The induced map of graphs is simply taking the vertices labelled by elements of a given coset $gN$ and making them all equal (where $N=\ker\phi)$. Edges are then dealt with in the obvious way. For example, the Cayley graph of the infinite cyclic group $\Gamma(\mathbb{Z}, 1)$ is simply the number line, while the Cayley graph of a finite cyclic group $\Gamma(\mathbb{Z}_n, 1)$ is a loop obtained by collapsing the vertices with label $nk$, $k\in\mathbb{Z}$, to the element $0$ (and then dealing with edges in the obvious way).

There is nothing mysterious about this map: The map of groups $\phi$ is just a map of sets, which clearly induces maps on the edges and vertices, while the fact that the map $\phi$ is a homomorphism means that paths are preserved, as paths correspond to words in the generators. It is a good exercise to prove this map of graphs exists.

Fact 2: Pairs of generators: Suppose your abelian group $A$ is generated by the elements $a_1, \ldots, a_n$, and $n>1$. Then the Cayley graph $\Gamma_2=\Gamma(\langle a_1, a_2\rangle, \{a_1, a_2\})$ embeds into $\Gamma(A, \{a_1, \ldots, a_n\})$, with the identity vertex of $\Gamma_2$ being mapped to any given vertex of $\Gamma(A, \{a_1, \ldots, a_n\})$ (why?).

The point: If $A$ is an abelian group, then any pair of generators, $a_1, a_2$ say, at any vertex $v$ give you a square $a_1a_2a_1^{-1}a_2^{-1}$ because their Cayley graph $\Gamma_2$ embeds into that of $A$ based at the vertex $v$, as pointed out by Fact 2, while $\Gamma_2$ is an image of the Cayley graph of $\mathbb{Z}\times\mathbb{Z}$. As the Cayley graph of $\mathbb{Z}\times\mathbb{Z}$ is precisely made up of squares, by Fact 1, its image $\Gamma_2$ must also consist of such squares.

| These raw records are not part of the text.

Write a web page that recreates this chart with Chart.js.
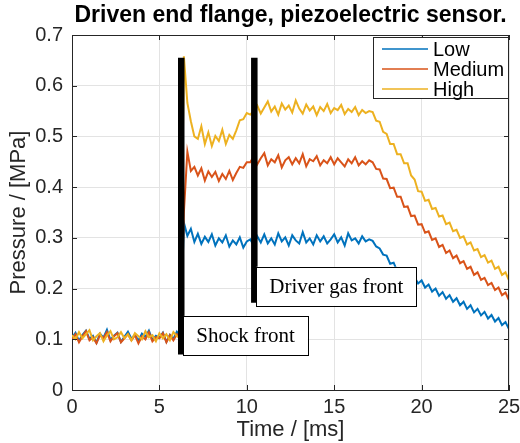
<!DOCTYPE html>
<html>
<head>
<meta charset="utf-8">
<script src="https://cdn.jsdelivr.net/npm/chart.js@4.4.1/dist/chart.umd.min.js"></script>
<style>
  html, body { margin: 0; padding: 0; background: #fff; }
  #chart { display: block; }
</style>
</head>
<body>
<canvas id="chart" width="520" height="443"></canvas>
<script>
// time axis, ms
const times = [
  0, 0.2, 0.4, 0.6, 0.8, 1, 1.2, 1.4, 1.6, 1.8,
  2, 2.2, 2.4, 2.6, 2.8, 3, 3.2, 3.4, 3.6, 3.8,
  4, 4.2, 4.4, 4.6, 4.8, 5, 5.2, 5.4, 5.6, 5.8,
  6, 6.2, 6.4, 6.6, 6.8, 7, 7.2, 7.4, 7.6, 7.8,
  8, 8.2, 8.4, 8.6, 8.8, 9, 9.2, 9.4, 9.6, 9.8,
  10, 10.2, 10.4, 10.6, 10.8, 11, 11.2, 11.4, 11.6, 11.8,
  12, 12.2, 12.4, 12.6, 12.8, 13, 13.2, 13.4, 13.6, 13.8,
  14, 14.2, 14.4, 14.6, 14.8, 15, 15.2, 15.4, 15.6, 15.8,
  16, 16.2, 16.4, 16.6, 16.8, 17, 17.2, 17.4, 17.6, 17.8,
  18, 18.2, 18.4, 18.6, 18.8, 19, 19.2, 19.4, 19.6, 19.8,
  20, 20.2, 20.4, 20.6, 20.8, 21, 21.2, 21.4, 21.6, 21.8,
  22, 22.2, 22.4, 22.6, 22.8, 23, 23.2, 23.4, 23.6, 23.8,
  24, 24.2, 24.4, 24.6, 24.8, 25
];

// pressure, MPa
const low = [
  .103, .113, .097, .109, .117, .101, .107, .093, .111, .103,
  .119, .099, .107, .113, .095, .105, .115, .101, .109, .097,
  .111, .105, .117, .099, .107, .103, .113, .095, .109, .101,
  .115, .105, .330, .304, .318, .292, .308, .288, .302, .292,
  .307, .285, .299, .291, .305, .283, .295, .287, .301, .281,
  .293, .297, .285, .303, .291, .307, .289, .299, .287, .309,
  .293, .301, .285, .305, .295, .289, .311, .291, .299, .287,
  .305, .293, .303, .289, .297, .307, .291, .301, .285, .309,
  .295, .299, .289, .303, .293, .297, .294, .283, .279, .267,
  .265, .249, .251, .235, .239, .225, .230, .216, .222, .210,
  .216, .202, .208, .194, .200, .186, .193, .180, .187, .174,
  .181, .167, .174, .160, .167, .153, .160, .147, .154, .141,
  .148, .135, .142, .128, .134, .120
];
const medium = [
  .100, .110, .094, .106, .116, .098, .104, .092, .108, .102,
  .114, .096, .106, .112, .094, .102, .110, .098, .108, .092,
  .106, .100, .114, .096, .104, .102, .112, .094, .108, .098,
  .110, .104, .350, .470, .432, .440, .423, .437, .413, .431,
  .420, .430, .412, .426, .416, .432, .414, .428, .440, .438,
  .449, .449, .461, .445, .457, .467, .443, .455, .449, .463,
  .439, .453, .459, .445, .457, .447, .465, .441, .455, .451,
  .461, .443, .453, .447, .459, .445, .457, .449, .441, .455,
  .447, .459, .443, .451, .445, .453, .449, .436, .435, .417,
  .416, .398, .399, .381, .381, .361, .362, .343, .344, .326,
  .327, .310, .313, .296, .299, .282, .286, .270, .275, .260,
  .265, .250, .254, .239, .243, .227, .232, .217, .221, .207,
  .211, .197, .202, .187, .192, .177
];
const high = [
  .108, .100, .114, .102, .110, .118, .098, .106, .112, .096,
  .108, .116, .100, .104, .114, .102, .110, .098, .112, .106,
  .100, .116, .104, .108, .096, .112, .102, .110, .098, .114,
  .106, .102, .658, .566, .530, .500, .495, .520, .485, .508,
  .481, .501, .491, .513, .485, .503, .495, .512, .532, .534,
  .546, .543, .551, .561, .545, .557, .569, .549, .559, .543,
  .565, .553, .561, .547, .571, .555, .545, .563, .551, .559,
  .542, .558, .550, .564, .546, .556, .552, .562, .544, .554,
  .548, .558, .542, .552, .546, .550, .548, .531, .529, .509,
  .505, .485, .485, .465, .465, .447, .447, .423, .415, .392,
  .391, .373, .375, .357, .359, .342, .344, .327, .330, .313,
  .316, .300, .303, .287, .291, .275, .278, .262, .266, .251,
  .255, .239, .243, .227, .232, .216
];

const seriesNames = ['Low', 'Medium', 'High'];
const seriesColors = ['#0072BD', '#D95319', '#EDB120'];

// markers: time in ms, top/bottom in MPa
const markers = [
  { label: 'Shock front', time: 6.25, top: 0.655, bottom: 0.07, boxTop: 0.146 },
  { label: 'Driver gas front', time: 10.43, top: 0.655, bottom: 0.172, boxTop: 0.243 }
];

const axisColor = '#262626';
const sans = '"Liberation Sans", Arial, sans-serif';

const datasets = [low, medium, high].map((vals, i) => ({
  label: seriesNames[i],
  data: times.map((t, j) => ({ x: t, y: vals[j] })),
  borderColor: seriesColors[i],
  borderWidth: 2,
  borderJoinStyle: 'miter',
  pointRadius: 0,
  tension: 0,
  order: 3 - i
}));

markers.forEach(m => {
  datasets.push({
    label: m.label,
    data: [{ x: m.time, y: m.top }, { x: m.time, y: m.bottom }],
    borderColor: '#000',
    borderWidth: 6.5,
    borderCapStyle: 'butt',
    pointRadius: 0,
    order: -1
  });
});

const matlabFrame = {
  id: 'matlabFrame',
  afterDraw(chart) {
    const ctx = chart.ctx;
    const { left, right, top, bottom } = chart.chartArea;
    const xs = chart.scales.x, ys = chart.scales.y;
    ctx.save();

    // box + inward ticks
    ctx.strokeStyle = axisColor;
    ctx.lineWidth = 1;
    ctx.beginPath();
    ctx.moveTo(left, top + 0.5); ctx.lineTo(right, top + 0.5);
    ctx.moveTo(right - 0.5, top); ctx.lineTo(right - 0.5, bottom);
    xs.ticks.forEach(t => {
      const px = Math.round(xs.getPixelForValue(t.value)) + 0.5;
      ctx.moveTo(px, bottom); ctx.lineTo(px, bottom - 5);
      ctx.moveTo(px, top); ctx.lineTo(px, top + 5);
    });
    ys.ticks.forEach(t => {
      const py = Math.round(ys.getPixelForValue(t.value)) + 0.5;
      ctx.moveTo(left, py); ctx.lineTo(left + 5, py);
      ctx.moveTo(right, py); ctx.lineTo(right - 5, py);
    });
    ctx.stroke();

    // marker text boxes
    ctx.font = '21px "Liberation Serif", "Times New Roman", serif';
    ctx.textBaseline = 'middle';
    ctx.textAlign = 'left';
    markers.forEach(m => {
      const bx = xs.getPixelForValue(m.time) + 2;
      const by = ys.getPixelForValue(m.boxTop);
      const w = ctx.measureText(m.label).width + 26;
      const h = 39;
      ctx.fillStyle = '#fff';
      ctx.fillRect(bx, by, w, h);
      ctx.strokeStyle = '#000';
      ctx.lineWidth = 1;
      ctx.strokeRect(Math.round(bx) + 0.5, Math.round(by) + 0.5, Math.round(w), h);
      ctx.fillStyle = '#000';
      ctx.fillText(m.label, bx + 13, by + h / 2 + 1);
    });

    // legend
    const lx = 373, ly = 37, lw = 135, lh = 61;
    ctx.fillStyle = '#fff';
    ctx.fillRect(lx, ly, lw, lh);
    ctx.strokeStyle = axisColor;
    ctx.strokeRect(lx + 0.5, ly + 0.5, lw, lh);
    ctx.font = '20px ' + sans;
    seriesNames.forEach((name, i) => {
      const y = ly + 12 + i * 20;
      ctx.strokeStyle = seriesColors[i];
      ctx.lineWidth = 1.5;
      ctx.beginPath();
      ctx.moveTo(lx + 9, y); ctx.lineTo(lx + 55, y);
      ctx.stroke();
      ctx.fillStyle = '#000';
      ctx.fillText(name, lx + 60, y + 1);
    });

    // title and axis titles
    ctx.fillStyle = '#000';
    ctx.textAlign = 'center';
    ctx.font = 'bold 23px ' + sans;
    ctx.fillText('Driven end flange, piezoelectric sensor.', (left + right) / 2, 16);
    ctx.fillStyle = axisColor;
    ctx.font = '22px ' + sans;
    ctx.fillText('Time / [ms]', (left + right) / 2, 430);
    ctx.translate(19, (top + bottom) / 2);
    ctx.rotate(-Math.PI / 2);
    ctx.fillText('Pressure / [MPa]', 0, 0);
    ctx.restore();
  }
};

new Chart(document.getElementById('chart').getContext('2d'), {
  type: 'line',
  data: { datasets },
  options: {
    responsive: false,
    animation: false,
    devicePixelRatio: 1,
    layout: { padding: { top: 35, right: 11, left: 0, bottom: 0 } },
    plugins: { legend: { display: false }, title: { display: false }, tooltip: { enabled: false } },
    scales: {
      x: {
        type: 'linear',
        min: 0,
        max: 25,
        ticks: { stepSize: 5, color: axisColor, font: { family: sans, size: 20 }, padding: 5, maxRotation: 0 },
        grid: { color: '#e3e3e3', drawTicks: false },
        border: { color: axisColor },
        afterFit: s => { s.height = 53; s.paddingLeft = 0; s.paddingRight = 0; }
      },
      y: {
        min: 0,
        max: 0.7,
        ticks: {
          stepSize: 0.1,
          color: axisColor,
          font: { family: sans, size: 20 },
          padding: 9,
          callback: v => (Math.abs(v) < 1e-9 ? '0' : v.toFixed(1))
        },
        grid: { color: '#e3e3e3', drawTicks: false },
        border: { color: axisColor },
        afterFit: s => { s.width = 72; s.paddingTop = 0; s.paddingBottom = 0; }
      }
    }
  },
  plugins: [matlabFrame]
});
</script>
</body>
</html>
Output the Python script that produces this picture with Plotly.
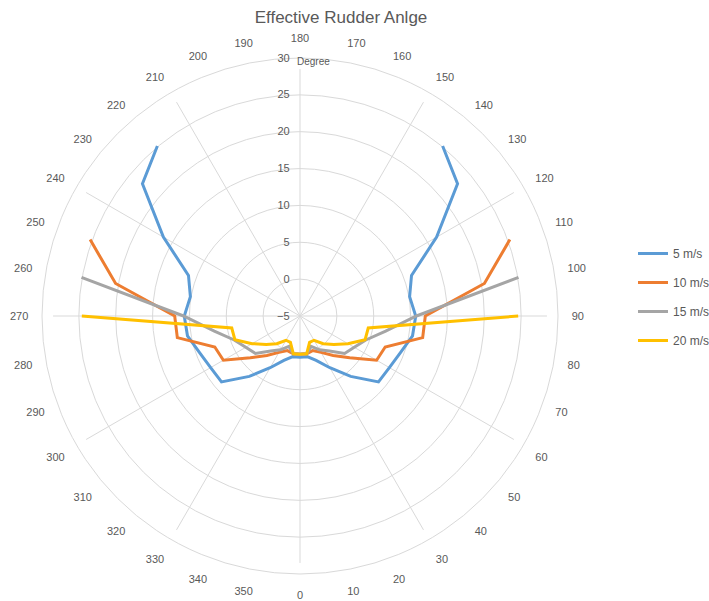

(Note: Fact 2 is sort of pointless, in the sense that $A$ is the image of some free abelian group $\mathbb{Z}\times\cdots\times\mathbb{Z}$ and the Cayley graph of this free abelian group is also made up of such squares. However, it is harder to visualize these squares when the rank of the free abelian group is greater than two (certainly when it is greater than three!).)